--- Instruction ---
Reproduce the listing below exactly, minus its pictures.

--- Data section ---
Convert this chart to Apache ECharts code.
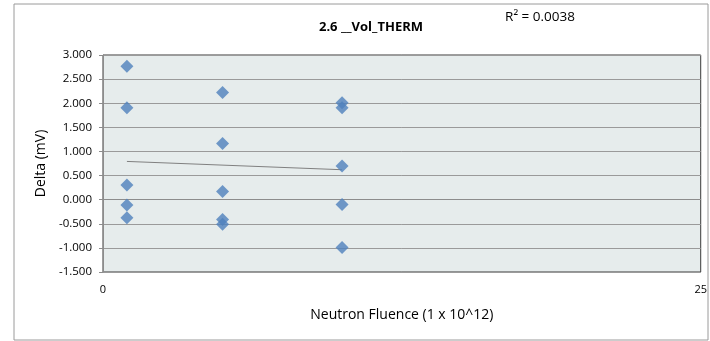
<!DOCTYPE html>
<html><head><meta charset="utf-8">
<script src="https://cdn.jsdelivr.net/npm/echarts@6/dist/echarts.min.js"></script>
<style>html,body{margin:0;padding:0;background:#fff}#c{width:710px;height:341px}</style>
</head><body><div id="c"></div>
<script>
const titleText = "2.6 __Vol_THERM";
const r2Text = "R² = 0.0038";
const xName = "Neutron Fluence (1 x 10^12)";
const yName = "Delta (mV)";
const fluence = [1,1,1,1,1, 5,5,5,5,5, 10,10,10,10,10];
const delta = [2.765,1.907,0.303,-0.11,-0.375, 2.22,1.167,0.17,-0.41,-0.51, 2.01,1.907,0.697,-0.10,-0.99];

const n = fluence.length;
const mx = fluence.reduce((a,b)=>a+b,0)/n;
const my = delta.reduce((a,b)=>a+b,0)/n;
let sxy=0,sxx=0;
for(let i=0;i<n;i++){sxy+=(fluence[i]-mx)*(delta[i]-my);sxx+=(fluence[i]-mx)**2;}
const slope=sxy/sxx, icpt=my-slope*mx;
const xmin=Math.min(...fluence), xmax=Math.max(...fluence);
const trend=[[xmin,icpt+slope*xmin],[xmax,icpt+slope*xmax]];

const F='"Open Sans", sans-serif';
const chart = echarts.init(document.getElementById('c'));
chart.setOption({
  animation:false,
  textStyle:{fontFamily:F},
  graphic:[
    {type:'rect',shape:{x:14,y:4,width:694,height:336},style:{fill:'none',stroke:'#9a9a9a',lineWidth:1}},
    {type:'text',x:371,y:27,style:{text:titleText,font:'bold 13px "Open Sans", sans-serif',fill:'#000',align:'center',verticalAlign:'middle'}},
    {type:'text',x:540,y:17,style:{text:r2Text,font:'13.5px "Open Sans", sans-serif',fill:'#000',align:'center',verticalAlign:'middle'}}
  ],
  grid:{left:103,right:7,top:55,bottom:69,show:true,backgroundColor:'#E6ECEC',borderColor:'#3a3a3a',borderWidth:1},
  xAxis:{type:'value',min:0,max:25,interval:25,name:xName,nameLocation:'middle',nameGap:36,
    nameTextStyle:{fontSize:14,color:'#000',fontFamily:F},
    axisLine:{lineStyle:{color:'#8c8c8c'}},axisTick:{show:false},splitLine:{show:false},
    axisLabel:{fontSize:11,color:'#000',margin:12,fontFamily:F}},
  yAxis:{type:'value',min:-1.5,max:3,interval:0.5,name:yName,nameLocation:'middle',nameGap:52,
    nameTextStyle:{fontSize:14,color:'#000',fontFamily:F},
    axisLine:{show:true,lineStyle:{color:'#8c8c8c'}},axisTick:{show:true,length:4,lineStyle:{color:'#8c8c8c'}},
    splitLine:{lineStyle:{color:'#9a9a9a'}},
    axisLabel:{fontSize:11.5,color:'#000',margin:11,formatter:v=>v.toFixed(3),fontFamily:F}},
  series:[
    {type:'scatter',symbol:'diamond',symbolSize:13,itemStyle:{color:'#4F81BD'},data:fluence.map((x,i)=>[x,delta[i]]),z:3},
    {type:'line',data:trend,symbol:'none',lineStyle:{color:'#808080',width:1},z:2}
  ]
});
</script></body></html>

--- Answer for the task ---
Convert this chart to Apache ECharts code.
<!DOCTYPE html>
<html><head><meta charset="utf-8">
<script src="https://cdn.jsdelivr.net/npm/echarts@6/dist/echarts.min.js"></script>
<style>html,body{margin:0;padding:0;background:#fff}#c{width:710px;height:341px}</style>
</head><body><div id="c"></div>
<script>
const titleText = "2.6 __Vol_THERM";
const r2Text = "R² = 0.0038";
const xName = "Neutron Fluence (1 x 10^12)";
const yName = "Delta (mV)";
const fluence = [1,1,1,1,1, 5,5,5,5,5, 10,10,10,10,10];
const delta = [2.765,1.907,0.303,-0.11,-0.375, 2.22,1.167,0.17,-0.41,-0.51, 2.01,1.907,0.697,-0.10,-0.99];

const n = fluence.length;
const mx = fluence.reduce((a,b)=>a+b,0)/n;
const my = delta.reduce((a,b)=>a+b,0)/n;
let sxy=0,sxx=0;
for(let i=0;i<n;i++){sxy+=(fluence[i]-mx)*(delta[i]-my);sxx+=(fluence[i]-mx)**2;}
const slope=sxy/sxx, icpt=my-slope*mx;
const xmin=Math.min(...fluence), xmax=Math.max(...fluence);
const trend=[[xmin,icpt+slope*xmin],[xmax,icpt+slope*xmax]];

const F='"Open Sans", sans-serif';
const chart = echarts.init(document.getElementById('c'));
chart.setOption({
  animation:false,
  textStyle:{fontFamily:F},
  graphic:[
    {type:'rect',shape:{x:14,y:4,width:694,height:336},style:{fill:'none',stroke:'#9a9a9a',lineWidth:1}},
    {type:'text',x:371,y:27,style:{text:titleText,font:'bold 13px "Open Sans", sans-serif',fill:'#000',align:'center',verticalAlign:'middle'}},
    {type:'text',x:540,y:17,style:{text:r2Text,font:'13.5px "Open Sans", sans-serif',fill:'#000',align:'center',verticalAlign:'middle'}}
  ],
  grid:{left:103,right:7,top:55,bottom:69,show:true,backgroundColor:'#E6ECEC',borderColor:'#3a3a3a',borderWidth:1},
  xAxis:{type:'value',min:0,max:25,interval:25,name:xName,nameLocation:'middle',nameGap:36,
    nameTextStyle:{fontSize:14,color:'#000',fontFamily:F},
    axisLine:{lineStyle:{color:'#8c8c8c'}},axisTick:{show:false},splitLine:{show:false},
    axisLabel:{fontSize:11,color:'#000',margin:12,fontFamily:F}},
  yAxis:{type:'value',min:-1.5,max:3,interval:0.5,name:yName,nameLocation:'middle',nameGap:52,
    nameTextStyle:{fontSize:14,color:'#000',fontFamily:F},
    axisLine:{show:true,lineStyle:{color:'#8c8c8c'}},axisTick:{show:true,length:4,lineStyle:{color:'#8c8c8c'}},
    splitLine:{lineStyle:{color:'#9a9a9a'}},
    axisLabel:{fontSize:11.5,color:'#000',margin:11,formatter:v=>v.toFixed(3),fontFamily:F}},
  series:[
    {type:'scatter',symbol:'diamond',symbolSize:13,itemStyle:{color:'#4F81BD'},data:fluence.map((x,i)=>[x,delta[i]]),z:3},
    {type:'line',data:trend,symbol:'none',lineStyle:{color:'#808080',width:1},z:2}
  ]
});
</script></body></html>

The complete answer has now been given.